Pedro Figueiredo 
Management Alumnus 2010-14
 
After finishing my business degree, I entered the Seminário maior de Caparide in 2014, taking a chance on what I felt was a "calling", a vocation to be a priest.
What led you to follow a different path?
It was unexpected, really. When I entered the Catholic University, I wasn't even a practicing Catholic. After a Country Mission in February 2011, I started attending the university chaplaincy, as well as a parish in the center of Lisbon. But it was much more than that. It was the experience of beginning a great search for the meaning of life, which I found in Jesus Christ. The seriousness of the journey made me get to know the Church in a broader dimension. After many experiences of pilgrimages, missions and growth in faith, I ended up falling in love with the Catholic Church and began to glimpse the possibility of giving myself entirely to God in this way. The challenges of the academic journey continued and tested me in every way: human, psychological, intellectual and spiritual maturity. The path led to a completely new outlook on life. From going out at night and living a more “bohemian” lifestyle, I started praying, attending church, going to Mass and preaching the importance of praying the rosary. I was absolutely passionate about it. While I was studying, I changed my lifestyle substantially. My parents' reaction to my conversion to Catholicism was good on the part of my mother and bad on the part of my father. Then, when I entered the Major Seminary, it was good on both sides. Of course, my mother didn't find it so funny that I was leaving home so soon. In other words, the roles were reversed a little. Almost all of my friends were very enthusiastic because they realized that this was what made me happiest and, above all, many understood this call to a vocation as a priest. There were many obstacles. It's a risk, going to the seminary. Because everything can go well, or not. The community I had supporting me both at university and in the parish helped me a lot. And, above all, my family, who always supported me even when I didn't understand.
His “C Side” Today
I currently have three assignments: vicar-parish priest of two parishes in Olivais and chaplain of the CUF Descobertas Hospital. On a day-to-day basis, I have the challenges of a city parish with a good number of children in catechesis, two youth groups (one with around 50 kids, the other with 15), and I also accompany the youth ministry of all the parishes around here, where we do - roughly - one activity a month. I have the day-to-day challenges of two parishes with around 20,000 inhabitants: baptisms, funerals and sacraments (Masses and confessions, essentially). Accompanying couples' teams, scout groups, parish prayer and Christian life groups (of which there are many), organizing pilgrimages and nights of prayer, etc. On top of all this, I also have the challenge of being chaplain to a hospital where around 5,000 people pass through every day. From accompanying health professionals to caring closely for patients and their families who, for obvious reasons, are going through moments of greater fragility and vulnerability. In this hospital we also have many births of babies. And some families ask for a pre- and post-birth blessing.
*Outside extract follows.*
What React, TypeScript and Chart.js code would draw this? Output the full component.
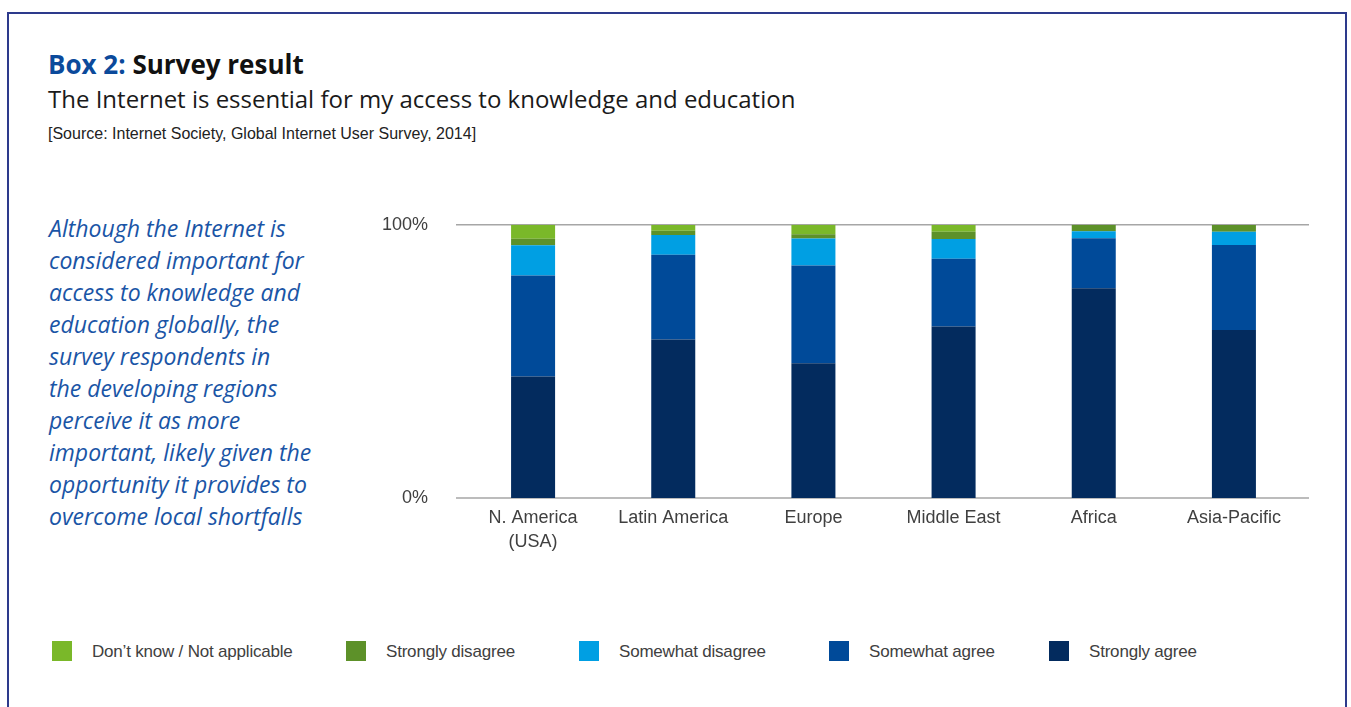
import React, { useEffect, useRef } from "react";
import { Chart, registerables } from "chart.js";

Chart.register(...registerables);

const categories: (string | string[])[] = [["N. America", "(USA)"], "Latin America", "Europe", "Middle East", "Africa", "Asia-Pacific"];
const stronglyAgree = [44.5, 58.0, 49.3, 62.8, 76.8, 61.5];
const somewhatAgree = [36.9, 31.0, 35.8, 24.8, 18.3, 31.1];
const somewhatDisagree = [11.1, 7.3, 9.9, 7.2, 2.5, 4.9];
const stronglyDisagree = [2.4, 1.5, 1.5, 2.7, 2.4, 2.4];
const dontKnow = [5.1, 2.1, 3.5, 2.4, 0, 0];
const yTickValues = [0, 100];

const seriesNames = ["Strongly agree", "Somewhat agree", "Somewhat disagree", "Strongly disagree", "Don\u2019t know / Not applicable"];
const seriesColors = ["#032b5e", "#004a99", "#009fe3", "#5d9129", "#7ab829"];
const seriesData = [stronglyAgree, somewhatAgree, somewhatDisagree, stronglyDisagree, dontKnow];

const legendOrder = [4, 3, 2, 1, 0];
const legendLefts = [52, 346, 579, 829, 1049];

const introLines = [
  "Although the Internet is",
  "considered important for",
  "access to knowledge and",
  "education globally, the",
  "survey respondents in",
  "the developing regions",
  "perceive it as more",
  "important, likely given the",
  "opportunity it provides to",
  "overcome local shortfalls",
];

const baseLines = {
  id: "baseLines",
  beforeDatasetsDraw(chart: any) {
    const { ctx, chartArea, scales } = chart;
    ctx.save();
    ctx.strokeStyle = "#a6a6a6";
    ctx.lineWidth = 1.5;
    for (const v of yTickValues) {
      const py = scales.y.getPixelForValue(v);
      ctx.beginPath();
      ctx.moveTo(chartArea.left - 7, py);
      ctx.lineTo(chartArea.right + 5, py);
      ctx.stroke();
    }
    ctx.restore();
  },
};

export default function App() {
  const canvasRef = useRef<HTMLCanvasElement | null>(null);

  useEffect(() => {
    if (!canvasRef.current) return;
    const chart = new Chart(canvasRef.current, {
      type: "bar",
      data: {
        labels: categories as any,
        datasets: seriesData.map((d, i) => ({
          label: seriesNames[i],
          data: d,
          backgroundColor: seriesColors[i],
          borderWidth: 0,
          barPercentage: 0.314,
          categoryPercentage: 1,
        })),
      },
      options: {
        responsive: false,
        animation: false,
        layout: { padding: { top: 3, right: 16, left: 0, bottom: 0 } },
        plugins: {
          legend: { display: false },
          tooltip: { enabled: false },
        },
        scales: {
          x: {
            stacked: true,
            grid: { display: false, drawTicks: false },
            border: { display: false },
            ticks: {
              color: "#404040",
              padding: 8,
              maxRotation: 0,
              autoSkip: false,
              font: { family: "'Liberation Sans', Arial, sans-serif", size: 18, lineHeight: 1.33 },
            },
            afterFit: (s: any) => {
              s.height = 62;
            },
          },
          y: {
            stacked: true,
            min: 0,
            max: 100,
            grid: { display: false, drawTicks: false },
            border: { display: false },
            afterBuildTicks: (s: any) => {
              s.ticks = yTickValues.map((v) => ({ value: v }));
            },
            ticks: {
              color: "#404040",
              padding: 35,
              callback: (v: any) => v + "%",
              font: { family: "'Liberation Sans', Arial, sans-serif", size: 18 },
            },
            afterFit: (s: any) => {
              s.width = 103;
            },
          },
        },
      },
      plugins: [baseLines],
    });
    return () => chart.destroy();
  }, []);

  return (
    <div style={{ position: "absolute", left: 0, top: 0, width: 1351, height: 707, overflow: "hidden", background: "#ffffff" }}>
      <div style={{ position: "absolute", left: 7, top: 12, width: 1340, height: 760, border: "2px solid #2d3a8c", boxSizing: "border-box" }} />
      <div style={{ position: "absolute", left: 48, top: 51, fontFamily: "'Open Sans', sans-serif", fontWeight: 700, fontSize: 26, lineHeight: "26px", whiteSpace: "nowrap", color: "#111111" }}>
        <span style={{ color: "#0b4a9b" }}>Box 2:</span> Survey result
      </div>
      <div style={{ position: "absolute", left: 48, top: 87, fontFamily: "'Open Sans', sans-serif", fontWeight: 400, fontSize: 24, lineHeight: "24px", whiteSpace: "nowrap", color: "#1a1a1a" }}>
        The Internet is essential for my access to knowledge and education
      </div>
      <div style={{ position: "absolute", left: 48, top: 126, fontFamily: "'Liberation Sans', Arial, sans-serif", fontSize: 16, lineHeight: "16px", whiteSpace: "nowrap", color: "#222222" }}>
        [Source: Internet Society, Global Internet User Survey, 2014]
      </div>
      <div style={{ position: "absolute", left: 49, top: 212, fontFamily: "'Open Sans', sans-serif", fontStyle: "italic", fontSize: 23, lineHeight: "32px", color: "#1a55a6", whiteSpace: "nowrap" }}>
        {introLines.map((l, i) => (
          <div key={i}>{l}</div>
        ))}
      </div>
      <div style={{ position: "absolute", left: 360, top: 179, width: 960, height: 381 }}>
        <canvas ref={canvasRef} width={960} height={381} style={{ display: "block" }} />
      </div>
      {legendOrder.map((idx, i) => (
        <div key={idx} style={{ position: "absolute", left: legendLefts[i], top: 641, height: 20, display: "flex", alignItems: "center", whiteSpace: "nowrap" }}>
          <div style={{ width: 20, height: 20, background: seriesColors[idx], marginRight: 20 }} />
          <span style={{ fontFamily: "'Liberation Sans', Arial, sans-serif", fontSize: 17, color: "#404040", letterSpacing: "-0.2px", position: "relative", top: 1 }}>{seriesNames[idx]}</span>
        </div>
      ))}
    </div>
  );
}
My experience at Católica was decisive because it was thanks to the University that the faith I received developed and the great group of friends was created.
The impact I feel I'm having is absolutely brutal, much greater than I ever thought. Not because it's me, but because I'm a sign of God in people's lives. Every day I realize the greatness that passes through my hands, either because people entrust me with what is most intimate and vulnerable in them, or because what I transmit to them is eternity. It's something that doesn't depend on me at all. On my side, my presence is enough, and Jesus does the rest through my hands.
Final reflection
Resilience, above all. I have to confess that, around 2012, my interests had changed completely. So I went to talk to the university chaplain at the time. I told him I wanted to go to seminary. He gave me a good answer, totally disarming me: "Okay, I can see that you want to go to seminary. But is that God's will for you now? Have you thought about asking Jesus Christ in prayer?" And after this punch in the stomach, I decided to do it. And I soon realized that I needed to finish a course that was so hard for me. Because it was difficult, and because my interests lay in other subjects. This became fundamental in order to grow as a person in the human maturity that needed to be developed.